Most places where one would normally dance do not appeal to me. Maybe it's the lack of formal training or the lack of confidence when dancing with a partner. Maybe it's not knowing the moves well ingrained in the community. Maybe I just sometimes don't find the music stimulating. All of these are aspects of it, but at a party, or the extremely rare occasion I end up in a club, I often feel like I don't belong.
There's always a certain pressure in the air. Like I'd have to dance a certain way. In the circle, taking turns, every once in a while going up in front showing everyone how awesome I think I may be, it feels like a competition. Sometimes it feels like dancing is a means to something other than the dance itself. And there's always dancing with someone, where it feels like I should be leading and taking charge, despite not knowing how that's done.
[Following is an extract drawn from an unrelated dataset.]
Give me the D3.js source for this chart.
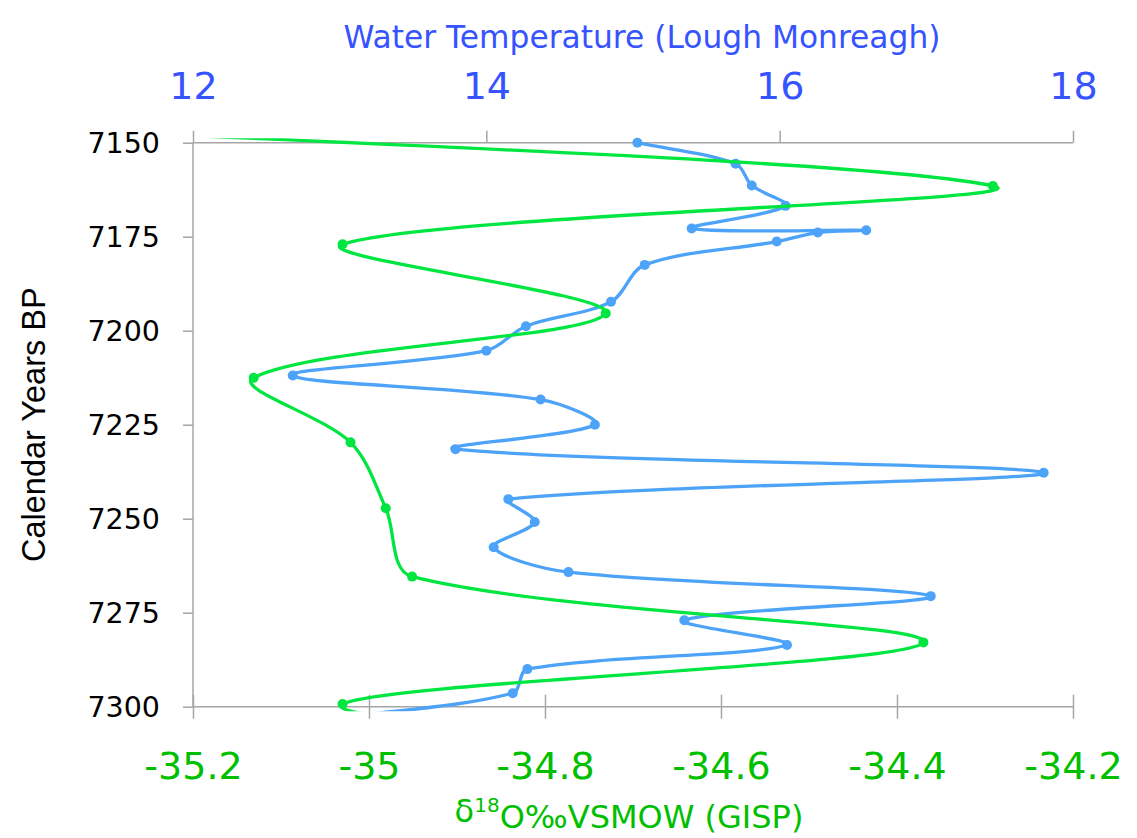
<!DOCTYPE html>
<html>
<head>
<meta charset="utf-8">
<script src="https://cdn.jsdelivr.net/npm/d3@7"></script>
<style>
  html, body { margin: 0; padding: 0; background: #fff; }
  svg { display: block; }
</style>
</head>
<body>
<svg id="chart" width="1137" height="838"></svg>
<script>
// ---- Data ----
// Water temperature (Lough Monreagh), top axis
const tempYears  = [7150, 7155.6, 7161.4, 7166.8, 7172.8, 7173.3, 7173.9, 7176.3, 7182.5, 7192.3,
                    7198.8, 7205.3, 7211.9, 7218.3, 7225.0, 7231.5, 7237.8, 7244.8, 7250.9, 7257.6,
                    7264.2, 7270.6, 7277.0, 7283.6, 7290.0, 7296.4, 7303.0];
const tempValues = [15.03, 15.70, 15.81, 16.04, 15.40, 16.59, 16.26, 15.98, 15.08, 14.85,
                    14.27, 14.00, 12.68, 14.37, 14.74, 13.79, 17.80, 14.15, 14.33, 14.05,
                    14.56, 17.03, 15.35, 16.05, 14.28, 14.18, 13.00];
// δ18O (GISP), bottom axis
const d18oYears  = [7142.5, 7161.5, 7177.0, 7195.4, 7212.5, 7229.7, 7247.2, 7265.4, 7282.9, 7299.3, 7312.0];
const d18oValues = [-35.70, -34.291, -35.030, -34.731, -35.131, -35.021, -34.981, -34.951, -34.370, -35.030, -34.60];

const yTicks    = [7150, 7175, 7200, 7225, 7250, 7275, 7300];
const tempTicks = [12, 14, 16, 18];
const d18oTicks = [-35.2, -35, -34.8, -34.6, -34.4, -34.2];

// ---- Layout ----
const L = 193, R = 1073, T = 142.7, B = 706.7;
const svg = d3.select("#chart");

const y  = d3.scaleLinear().domain([7150, 7300]).range([T, B]);
const xT = d3.scaleLinear().domain([12, 18]).range([L, R]);
const xG = d3.scaleLinear().domain([-35.2, -34.2]).range([L, R]);

const axisColor = "#a6a6a6";
const blueLine = "#4da3f7", greenLine = "#00e640";
const blueText = "#3553ff", greenText = "#00bf00";
const font = "'DejaVu Sans', Verdana, sans-serif";

// Spreadsheet-style smoothed line: cubic Béziers whose tangents are (P[i+1]-P[i-1])/6,
// scaled on each side by the relative length of the adjacent segment.
function SmoothCurve(context) { this._context = context; }
SmoothCurve.prototype = {
  areaStart() {}, areaEnd() {},
  lineStart() { this._pts = []; },
  point(x, y) { this._pts.push([+x, +y]); },
  lineEnd() {
    const p = this._pts, n = p.length, c = this._context;
    if (!n) return;
    c.moveTo(p[0][0], p[0][1]);
    if (n === 1) return;
    const dist = (a, b) => Math.hypot(a[0] - b[0], a[1] - b[1]);
    const tan = p.map((pt, i) => {
      const a = p[Math.max(0, i - 1)], b = p[Math.min(n - 1, i + 1)];
      const d1 = dist(a, pt), d2 = dist(pt, b), s = d1 + d2 || 1;
      const tx = (b[0] - a[0]) / 6, ty = (b[1] - a[1]) / 6;
      return { bx: tx * 2 * d1 / s, by: ty * 2 * d1 / s, ax: tx * 2 * d2 / s, ay: ty * 2 * d2 / s };
    });
    for (let i = 0; i < n - 1; i++) {
      const a = p[i], b = p[i + 1];
      c.bezierCurveTo(a[0] + tan[i].ax, a[1] + tan[i].ay,
                      b[0] - tan[i + 1].bx, b[1] - tan[i + 1].by, b[0], b[1]);
    }
  }
};
const smoothCurve = ctx => new SmoothCurve(ctx);

svg.append("defs").append("clipPath").attr("id", "plotclip")
  .append("rect").attr("x", L - 4).attr("y", T - 4.5).attr("width", R - L + 8).attr("height", B - T + 9);

// Left axis
const gL = svg.append("g").attr("transform", `translate(${L},0)`)
  .call(d3.axisLeft(y).tickValues(yTicks).tickSize(10).tickFormat(d3.format("d")));
gL.select(".domain").attr("stroke", axisColor).attr("stroke-width", 1.5).attr("d", `M0,${T}V${B}`);
gL.selectAll(".tick line").attr("stroke", axisColor).attr("stroke-width", 1.5);
gL.selectAll(".tick text")
  .attr("x", -33).attr("dy", "0.36em")
  .attr("fill", "#000").style("font-family", font).style("font-size", "28.5px");

// Top axis (water temperature)
const gT = svg.append("g").attr("transform", `translate(0,${T})`)
  .call(d3.axisTop(xT).tickValues(tempTicks).tickSize(12).tickFormat(d3.format("d")));
gT.select(".domain").attr("stroke", axisColor).attr("stroke-width", 1.5).attr("d", `M${L},0H${R}`);
gT.selectAll(".tick line").attr("stroke", axisColor).attr("stroke-width", 1.5);
gT.selectAll(".tick text")
  .attr("y", 99.3 - T).attr("dy", "0")
  .attr("fill", blueText).style("font-family", font).style("font-size", "38px");

// Bottom axis (δ18O)
const gB = svg.append("g").attr("transform", `translate(0,${B})`)
  .call(d3.axisBottom(xG).tickValues(d18oTicks).tickSize(12).tickFormat(d => String(d)));
gB.select(".domain").attr("stroke", axisColor).attr("stroke-width", 1.5).attr("d", `M${L},0H${R}`);
gB.selectAll(".tick line").attr("stroke", axisColor).attr("stroke-width", 1.5).attr("y1", -12).attr("y2", 12);
gB.selectAll(".tick text")
  .attr("y", 779 - B).attr("dy", "0")
  .attr("fill", greenText).style("font-family", font).style("font-size", "38px");
[gL, gT, gB].forEach(g => g.attr("font-family", null).attr("font-size", null));

// Axis titles
svg.append("text")
  .attr("x", 642).attr("y", 48.3).attr("text-anchor", "middle")
  .attr("fill", blueText).style("font-family", font).style("font-size", "31.3px")
  .text("Water Temperature (Lough Monreagh)");

const bt = svg.append("text")
  .attr("x", 629).attr("y", 822).attr("text-anchor", "middle")
  .attr("fill", greenText).style("font-family", font).style("font-size", "32px");
bt.append("tspan").text("δ");
bt.append("tspan").attr("dy", "-0.5em").style("font-size", "20px").text("18");
bt.append("tspan").attr("dy", "0.5em").text("O‰VSMOW (GISP)");

svg.append("text")
  .attr("transform", `translate(45,${(T + B) / 2}) rotate(-90)`)
  .attr("text-anchor", "middle").attr("fill", "#000")
  .style("font-family", "'Liberation Sans', Arial, sans-serif").style("font-size", "32.5px")
  .text("Calendar Years BP");

// ---- Series ----
const tempData = tempYears.map((yr, i) => ({ yr, v: tempValues[i] }));
const d18oData = d18oYears.map((yr, i) => ({ yr, v: d18oValues[i] }));

const lineT = d3.line().x(d => xT(d.v)).y(d => y(d.yr)).curve(smoothCurve);
const lineG = d3.line().x(d => xG(d.v)).y(d => y(d.yr)).curve(smoothCurve);

const plot = svg.append("g").attr("clip-path", "url(#plotclip)");
plot.append("path").datum(tempData).attr("d", lineT)
  .attr("fill", "none").attr("stroke", blueLine).attr("stroke-width", 3.3).attr("stroke-linejoin", "round");
svg.append("g").selectAll("circle").data(tempData.filter(d => d.yr >= 7150 && d.yr <= 7300)).join("circle")
  .attr("cx", d => xT(d.v)).attr("cy", d => y(d.yr)).attr("r", 5).attr("fill", blueLine);

const plot2 = svg.append("g").attr("clip-path", "url(#plotclip)");
plot2.append("path").datum(d18oData).attr("d", lineG)
  .attr("fill", "none").attr("stroke", greenLine).attr("stroke-width", 3.3).attr("stroke-linejoin", "round");
svg.append("g").selectAll("circle").data(d18oData.filter(d => d.yr >= 7150 && d.yr <= 7300)).join("circle")
  .attr("cx", d => xG(d.v)).attr("cy", d => y(d.yr)).attr("r", 5).attr("fill", greenLine);
</script>
</body>
</html>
No, wherever people expect to be dancing, I feel like I don't know the rules. Like there's a contract most people have signed at some point in their lives, a moment I somehow skipped. And there's always some effort involved until I find a corner I'm comfortable in, a corner where I can just move and feel free. (Fortunately, I usually find it, and I do get my fun!)
Instead, I love moving to music, reacting to it. Some people at the office may have spotted me spontaneously dancing at my desk every once in a while, and politely ignored me. Or sometimes I just dance a bit in a car, or I take four bouncy steps while walking on the street. Nothing big really. That is freedom of movement worth exploring every once in a while.
Beyond my little crazy arm wavy movements, there are two places in this world where I feel dancing is encouraged in it's purest form. Without judgement, simply free. Concerts, as everyone's eyes are locked in on the band and people are free to react however they will when overpowered by loud and vivid sound and lights (and I react!), and ecstatic dance.
Because some people realized dancing does not have to be competitive, does not have to be a known ritual, nor does it have to play to the same tunes we all know from the radio. It can just be play. Dancing doesn't have to convey something, it just has to be enjoyed. It just needs a place free from judgement or other purpose for people like me who just want to feel the music, a space where one can dance alone, or with others, without pressure. Whether the music is slow, fast, fluid, stuttered, energetic or just plain weird, these are the places where I can easily explore how it makes me feel and move.
I didn't know I wanted to find a space like that, but I'm so glad I did!
To all those in town organizing ecstatic dance events, I miss you guys and gals! Hope you'll be allowed to host these playful spaces again soon!